On April 26, Japan began a new era of politics as Yoshiro Mori stepped down as Prime Minister and former health minister Junichiro Koizumi stepped up. Mori resigned after certain mistakes left him highly unpopular with the public. Mori endured a year of criticism before leaving office with only a seven percent approval rating.

In this year’s election, the ruling Liberal Democratic Party (LDC) decided to allow local chapters to participate in the vote for a party president and Prime Minister. Allowing local politicians to vote aided the victory of radical politician Junichiro Koizumi. Koizumi won 123 out of the possible 147 primary votes last week. In the parliamentary vote Tuesday, Koizumi won 298 out of 487 votes.

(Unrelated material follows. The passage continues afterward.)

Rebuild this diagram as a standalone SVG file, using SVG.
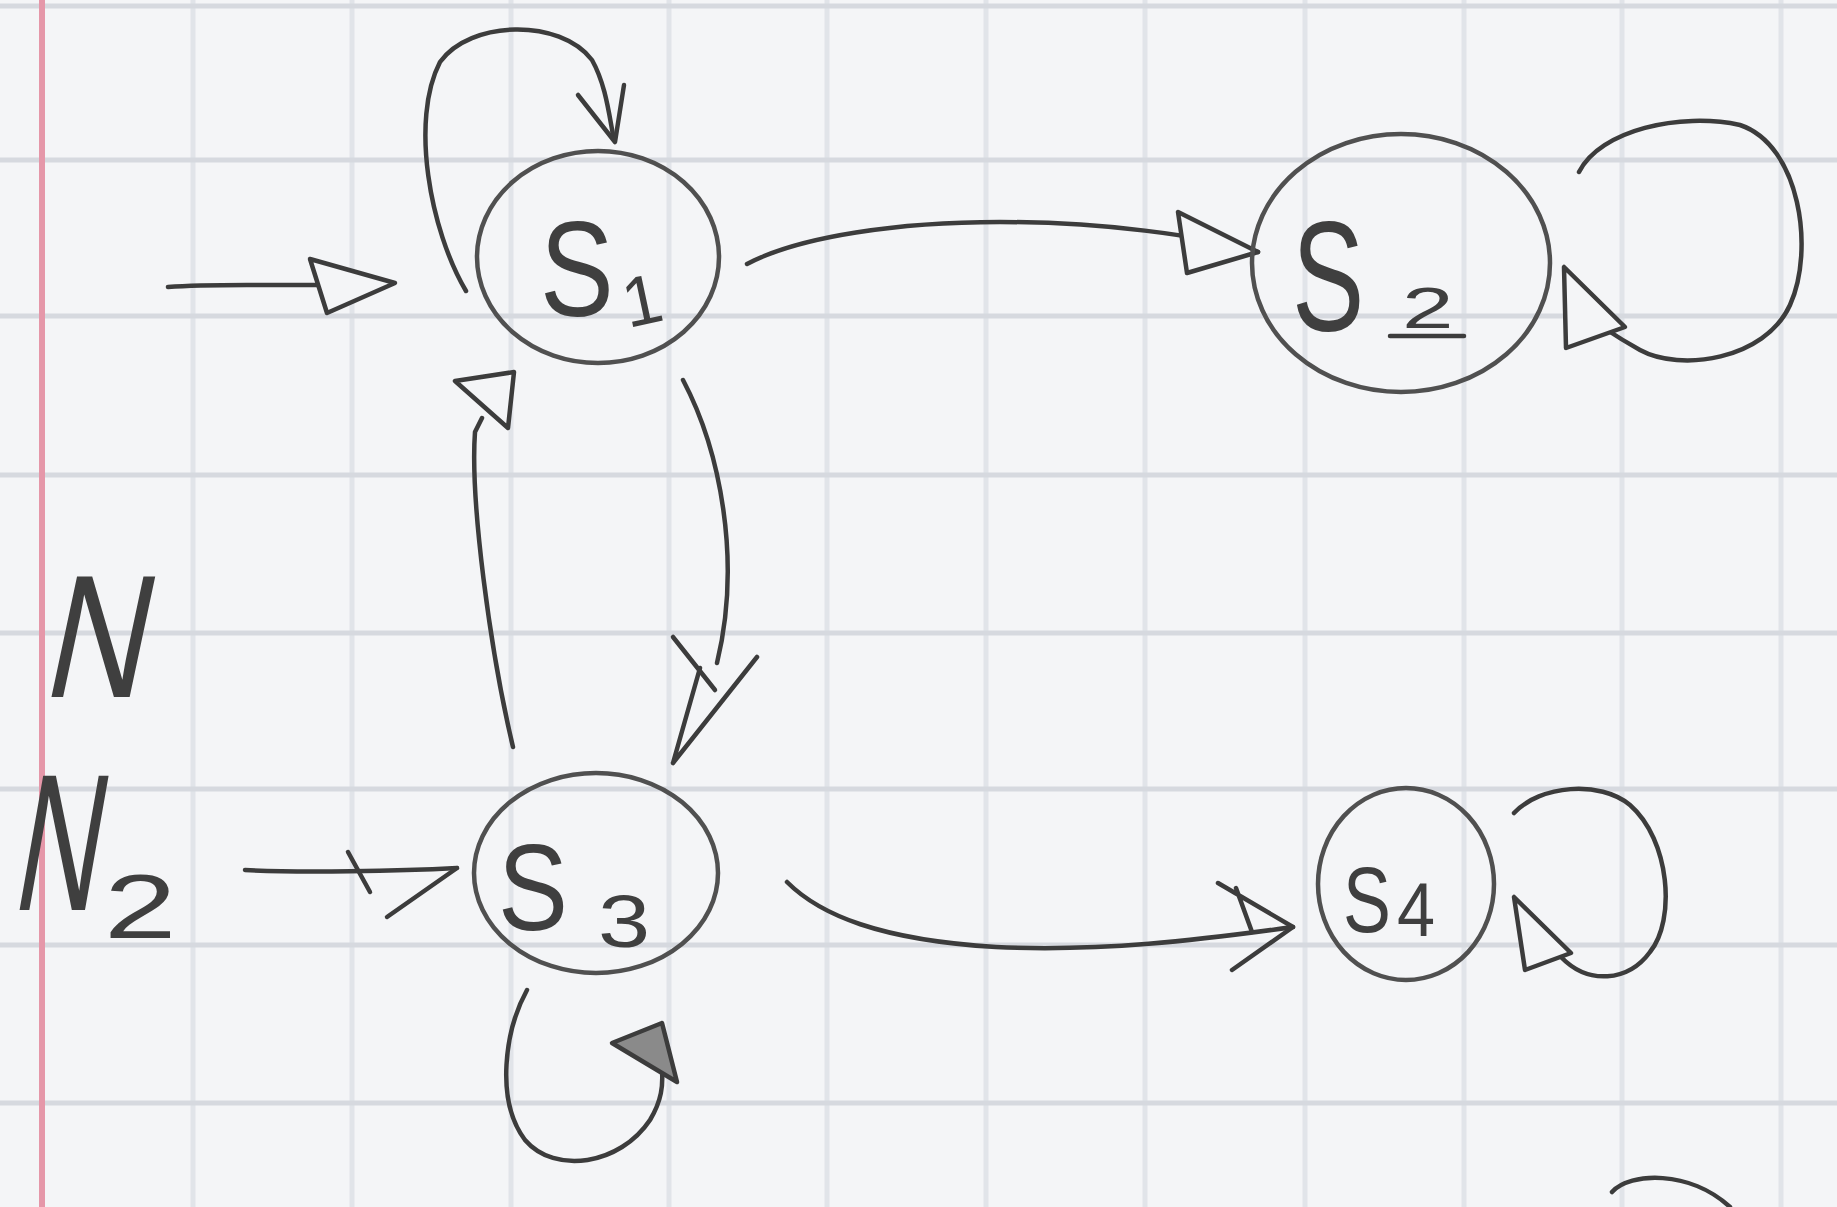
<svg xmlns="http://www.w3.org/2000/svg" width="1837" height="1207" viewBox="0 0 1837 1207">
<style>
.paper{fill:#f4f5f7}
.gv{stroke:#e1e4e9;stroke-width:5;fill:none}
.gh{stroke:#d6d9df;stroke-width:5;fill:none}
.margin{stroke:#e597a9;stroke-width:6;fill:none}
.node{fill:none;stroke:#505050;stroke-width:4.5}
.ink{fill:none;stroke:#3c3c3c;stroke-width:4.5;stroke-linecap:round;stroke-linejoin:round}
.head{fill:#f4f5f7;stroke:#3c3c3c;stroke-width:4.5;stroke-linejoin:round}
.lbl{font-family:"Liberation Sans",Arial,sans-serif;fill:#3f3f3f}
</style>
<rect class="paper" x="0" y="0" width="1837" height="1207"/>
<g id="grid">
<path class="gv" d="M193,0V1207M352,0V1207M511,0V1207M669,0V1207M827,0V1207M986,0V1207M1145,0V1207M1305,0V1207M1464,0V1207M1622,0V1207M1781,0V1207"/>
<path class="gh" d="M0,6H1837M0,160H1837M0,316H1837M0,475H1837M0,633H1837M0,789H1837M0,945H1837M0,1103H1837"/>
<path class="margin" d="M42,0V1207"/>
</g>
<g id="connectors">
<g id="e-init-s1">
<path class="ink" d="M168,287 C230,282 300,288 393,283"/>
<path class="head" d="M310,259 L395,283 L327,313 Z"/>
</g>
<g id="e-s1-s1">
<path class="ink" d="M466,291 C430,230 410,120 440,62 C470,20 560,18 592,60 C606,85 609,115 614,140"/>
<path class="ink" d="M578,95 L615,142 L624,85"/>
</g>
<g id="e-s1-s2">
<path class="ink" d="M747,264 C800,236 900,222 1000,222 C1100,222 1200,235 1258,252"/>
<path class="head" d="M1178,212 L1258,252 L1187,273 Z"/>
</g>
<g id="e-s2-s2">
<path class="ink" d="M1579,172 C1600,130 1680,112 1740,125 C1800,145 1815,250 1790,305 C1765,360 1680,372 1640,350 C1622,340 1610,332 1604,328"/>
<path class="head" d="M1564,267 L1566,348 L1625,327 Z"/>
</g>
<g id="e-s1-s3">
<path class="ink" d="M683,380 C720,450 742,560 717,663"/>
<path class="ink" d="M673,637 L715,690"/>
<path class="ink" d="M757,657 L673,763 M700,668 L673,763"/>
</g>
<g id="e-s3-s1">
<path class="ink" d="M513,747 C490,650 470,500 475,432 L482,418"/>
<path class="head" d="M455,381 L514,372 L508,428 Z"/>
</g>
<g id="e-n2-s3">
<path class="ink" d="M245,870 C300,873 400,871 457,868"/>
<path class="ink" d="M348,852 L370,892 M387,917 L457,868"/>
</g>
<g id="e-s3-s3">
<path class="ink" d="M527,990 C505,1030 495,1100 525,1140 C555,1175 620,1165 650,1120 C662,1100 663,1085 662,1070"/>
<path class="head" style="fill:#8a8a8a" d="M662,1023 L612,1043 L677,1082 Z"/>
</g>
<g id="e-s3-s4">
<path class="ink" d="M787,882 C820,915 880,940 996,947 C1100,952 1200,940 1293,927"/>
<path class="ink" d="M1218,883 L1293,927 L1232,970 M1236,888 L1252,932"/>
</g>
<g id="e-s4-s4">
<path class="ink" d="M1514,813 C1540,785 1600,780 1630,805 C1670,840 1676,920 1650,952 C1628,982 1588,985 1561,957"/>
<path class="head" d="M1514,897 L1525,970 L1571,953 Z"/>
</g>
<path class="ink" d="M1612,1192 C1630,1172 1690,1170 1730,1207"/>
</g>
<g id="S1">
<ellipse class="node" cx="598" cy="257" rx="121" ry="106"/>
<text class="lbl" font-size="135" transform="translate(540,316) scale(0.82,1)">S</text>
<text class="lbl" font-size="70" transform="translate(628,328) rotate(-12)">1</text>
</g>
<g id="S2">
<ellipse class="node" cx="1401" cy="263" rx="149" ry="129"/>
<text class="lbl" font-size="155" transform="translate(1292,330) scale(0.7,1)">S</text>
<text class="lbl" font-size="58" transform="translate(1402,328) scale(1.6,1)">2</text>
<path class="ink" d="M1390,336 H1464"/>
</g>
<g id="S3">
<ellipse class="node" cx="596" cy="873" rx="122" ry="100"/>
<text class="lbl" font-size="122" transform="translate(498,930) scale(0.86,1)">S</text>
<text class="lbl" font-size="75" transform="translate(598,947) scale(1.25,1)">3</text>
</g>
<g id="S4">
<ellipse class="node" cx="1406" cy="884" rx="88" ry="96"/>
<text class="lbl" font-size="92" transform="translate(1343,932) scale(0.78,1)">S</text>
<text class="lbl" font-size="76" transform="translate(1397,936) scale(0.9,1)">4</text>
</g>
<g id="N">
<text class="lbl" font-size="175" transform="translate(40,697) skewX(-12) scale(0.8,1)">N</text>
</g>
<g id="N2">
<text class="lbl" font-size="195" transform="translate(10,910) skewX(-10) scale(0.6,1)">N</text>
<text class="lbl" font-size="90" transform="translate(104,938) scale(1.45,1)">2</text>
</g>
</svg>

His main opponent, Ryutaro Hashimoto, received 155 votes.

Hashimoto, a former Prime Minister and state minister for administrative reform, was chosen as a candidate by the Party’s elder leaders. After four decades of control by the LDC, this is the first time that the candidate chosen by the party’s elders has lost the presidential race.

Hashimoto’s loss underlined public rejection of the LDC as well as the dissatisfaction with the current government’s inability to solve Japan’s lingering economic and social crises.

Koizumi, 59, is a divorced father of two sons. He clashes with other Party politicians with his wave-like hairstyle, his love of Japanese rock music and his intolerance for drinking. Most Japanese politicians wear a slicked back hairstyle, enjoy karaoke and have nightly drinking habits. He is most popular among women and young people.

Koizumi’s first job in office is to select a new cabinet. After his win, Koizumi vowed to fill the cabinet with more women, young people and politicians outside of those supported by the Party’s core group.

Koizumi also promised to work on Japan’s current economic problem. He promises to privatize the country’s postal services, to control deficit spending and to limit the Japanese bond debt from public works projects. He also said that he would make these changes without a tax increase. In addition, Koizumi wants to end the controlling ways of the LDC that is estranged from the common public and mostly ruled by a faction of elders.

Koizumi will have a hard time making these changes without the cooperation of the faction of elders that he ran against. However, if he does succeed, he will bring an end to the old way of politics used in Japan for the last 40 years.